In Chapter 26, he points out that the law is fulfilled in Christ. Some have assumed that means there is no law; that we go on by our best judgment or by the promptings of the Spirit for our guide. Nephi disabuses us of that notion in a simple sentence: "And after Christ shall have risen from the dead...the words which he shall speak unto you shall be the law." (v. 1) A quick reading of 3Nephi 11 and the chapters that follow show that not only do we still look to the 10 Commandments, but that our obedience should be on a much higher plane.

In the same chapter he makes the following statement: "...the laborer in Zion shall labor for Zion; for if they labor for money they shall perish." (v. 31 emphasis added) In context, he is talking about priestcraft, but it is striking that those who have accepted the ordinances of the temple have also become "the Lord's annointed" who have consecrated themselves for the building up of the Kingdom of God and the establishment of Zion.

I don't know of any priesthood officer who is guilty of preaching for gain, as the Levites  sometimes did, but if we consider ourselves a consecrated people (as we should) we look to our responsibilities, and our opportunities as stewards of the Lord's assets. We are laboring with our families, our wards and stakes, our jobs and professions, our lands and homes for the purpose of building up the Kingdom of God and establishing Zion.

It is, in the end, an invitation for us to repent. "None of these iniquities come of the Lord...he inviteth them all to come unto him and partake of his goodness; and he denieth none that come unto him..."
A good reminder of where we are, who we are and whose we are.

Monday, May 8, 2017

Elements to the Eternal Plan of Deliverance from Death

2Nephi 11: 5

In the previous chapter, Nephi's brother Jacob ends with the admonition to choose eternal life or everlasting death. The chapter then states that we must reconcile ourselves to the will of God. It goes on to point out that even doing so still requires the grace of God to be saved. 2Nephi 10: 23-25 emphasis added.

The elements required for "...the eternal plan of deliverance from death" (i.e. salvation) that was received by covenant of the Lord (i.e. Christ see 3Nephi 15:5) to the fathers are His grace, justice, power, and mercy. All of these come by the mission of Christ.

The order in which Nephi arranges these elements is interesting. If I were writing this, I would have put "power" first and "grace" last. I, obviously, am not a prophet who is intimate with Christ, as Nephi and Jacob were. On reflection, none of the elements are either relevant or possible without the grace of Christ. It should come first.

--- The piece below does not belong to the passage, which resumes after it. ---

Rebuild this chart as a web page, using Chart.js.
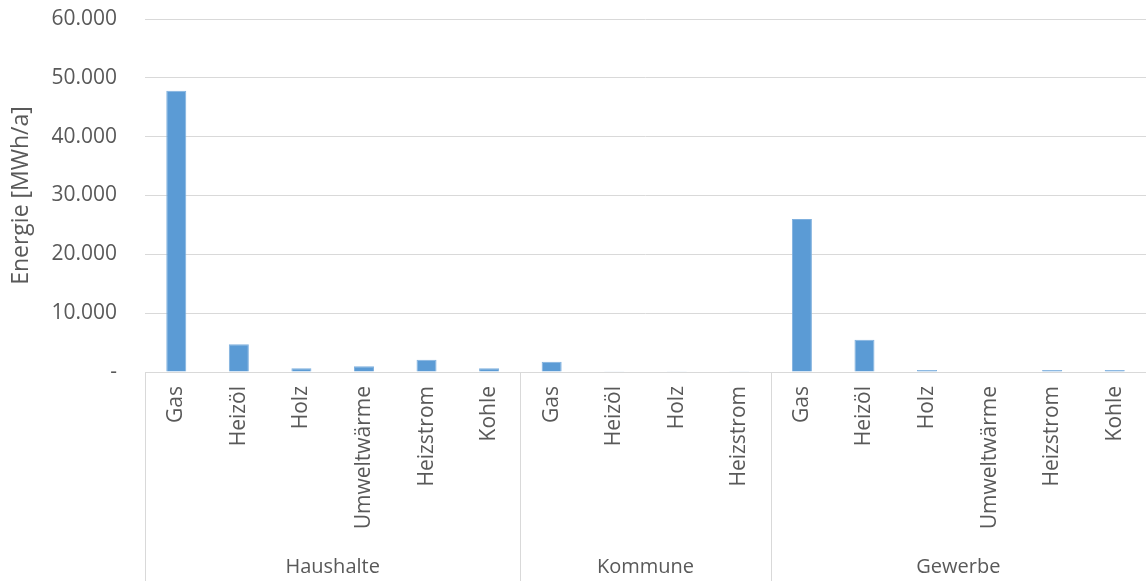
<!DOCTYPE html>
<html lang="de">
<head>
    <meta charset="UTF-8">
    <title>Energie nach Sektor</title>
    <script src="https://cdn.jsdelivr.net/npm/chart.js"></script>
    <style>
        body { margin: 0; background: #fff; }
        #wrap { width: 1146px; height: 581px; position: relative; }
    </style>
</head>
<body>
    <div id="wrap"><canvas id="myChart"></canvas></div>
    <script>
        // Data (MWh/a)
        const groups = ['Haushalte', 'Kommune', 'Gewerbe'];
        const haushalteCats = ['Gas', 'Heizöl', 'Holz', 'Umweltwärme', 'Heizstrom', 'Kohle'];
        const haushalteVals = [47800, 4700, 630, 970, 2100, 630];
        const kommuneCats = ['Gas', 'Heizöl', 'Holz', 'Heizstrom'];
        const kommuneVals = [1750, 60, 60, 60];
        const gewerbeCats = ['Gas', 'Heizöl', 'Holz', 'Umweltwärme', 'Heizstrom', 'Kohle'];
        const gewerbeVals = [26000, 5500, 340, 80, 340, 340];
        const yTicks = [0, 10000, 20000, 30000, 40000, 50000, 60000];

        const groupCats = [haushalteCats, kommuneCats, gewerbeCats];
        const labels = [].concat(haushalteCats, kommuneCats, gewerbeCats);
        const values = [].concat(haushalteVals, kommuneVals, gewerbeVals);

        const textColor = '#595959';
        const lineColor = '#d9d9d9';
        const fontFamily = '"Open Sans", sans-serif';

        function fmt(v) {
            if (v === 0) return '-';
            return String(v).replace(/\B(?=(\d{3})+(?!\d))/g, '.');
        }

        // draws the second axis row (group names) and the separators
        const groupAxis = {
            id: 'groupAxis',
            afterDraw(chart) {
                const ctx = chart.ctx;
                const x = chart.scales.x;
                const top = chart.chartArea.bottom;
                const bottom = chart.height;
                const step = x.getPixelForValue(1) - x.getPixelForValue(0);
                ctx.save();
                ctx.strokeStyle = lineColor;
                ctx.lineWidth = 1;
                ctx.fillStyle = textColor;
                ctx.font = '20px ' + fontFamily;
                ctx.textAlign = 'center';
                ctx.textBaseline = 'middle';
                let start = 0;
                groupCats.forEach((cats, i) => {
                    const end = start + cats.length - 1;
                    const left = x.getPixelForValue(start) - step / 2;
                    const right = x.getPixelForValue(end) + step / 2;
                    ctx.beginPath();
                    const lx = Math.round(left) + 0.5;
                    ctx.moveTo(lx, top);
                    ctx.lineTo(lx, bottom);
                    ctx.stroke();
                    ctx.fillText(groups[i], (left + right) / 2, bottom - 14);
                    start = end + 1;
                });
                ctx.restore();
            }
        };

        new Chart(document.getElementById('myChart'), {
            type: 'bar',
            data: {
                labels: labels,
                datasets: [{
                    label: 'Energie',
                    data: values,
                    backgroundColor: '#5b9bd5',
                    borderColor: '#7fb0de',
                    borderWidth: 1,
                    barPercentage: 0.32,
                    categoryPercentage: 1
                }]
            },
            options: {
                responsive: true,
                maintainAspectRatio: false,
                animation: false,
                layout: { padding: { top: 19, right: 0, left: 0, bottom: 0 } },
                plugins: {
                    legend: { display: false },
                    tooltip: { enabled: false }
                },
                scales: {
                    x: {
                        grid: { display: false, drawTicks: false },
                        border: { display: true, color: lineColor },
                        ticks: {
                            color: textColor,
                            font: { family: fontFamily, size: 21 },
                            minRotation: 90,
                            maxRotation: 90,
                            autoSkip: false,
                            padding: 14
                        },
                        afterFit(scale) {
                            scale.height = 209;
                            scale.paddingLeft = 0;
                            scale.paddingRight = 0;
                        }
                    },
                    y: {
                        min: 0,
                        max: 60000,
                        afterBuildTicks(scale) { scale.ticks = yTicks.map(v => ({ value: v })); },
                        grid: { color: lineColor, drawTicks: false },
                        border: { display: false },
                        ticks: {
                            color: textColor,
                            font: { family: fontFamily, size: 21 },
                            padding: 28,
                            callback: v => fmt(v)
                        },
                        title: {
                            display: true,
                            text: 'Energie [MWh/a]',
                            color: textColor,
                            font: { family: fontFamily, size: 23 },
                            padding: { top: 8, bottom: 0 }
                        },
                        afterFit(scale) {
                            scale.width = 145;
                            scale.paddingTop = 0;
                            scale.paddingBottom = 0;
                        }
                    }
                }
            },
            plugins: [groupAxis]
        });
    </script>
</body>
</html>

Grace: His grace is the result of the atonement of Christ. Without the atoning sacrifice, justice could never be satisfied, His power would be limited; certainly not adequate to save, and mercy would not be brought to pass. The incomprehensible act brought to us the possibility of life eternal. Because of it justice, an immutable law requiring eternal consequences for every breach of God's laws, could be satisfied by proxy, that is by Christ's suffering for us, then dying and being resurrected.

Power: His power certainly included the power to lay down his life and to take it up again (John 10:18). It was even more, however, because, as is pointed out in 3Nephi 15: 5, for example, He states that He has the power to "...give eternal life."

Mercy: Mercy can now be extended to the faithful who accept the saving ordinances and abide by the associated covenants. Always? We will fall short, of course, but mercy allows for us to repent and by so doing return to the path that leads to eternal life.

Therefore, Nephi goes back to the first element in verse 6, and states that without Christ (implying His willingly accepting the atonement) all men must perish.

Elder Patrick Kearon in our recent Stockholm Stake Conference stated that Christ gives us opportunities for another chance again and again. Then he said, "We must claim them!"

I have heard the advice to claim blessings and have been somewhat uncomfortable with the idea. It seems to imply that because of some degree of personal righteousness we can demand some blessing from God. King Benjamin points out that no matter how righteous we become, we will still be indebted to God because of the blessings received without even qualifying for them.(Mosiah 2:21-25).

Elder Kearon's perspective rings true. There is no greater blessing than repentance because it allows us to obtain eternal life which is the greatest gift of God. I pray for that increased commitment to overcome the lazy, natural man that holds me back from all the promised blessings.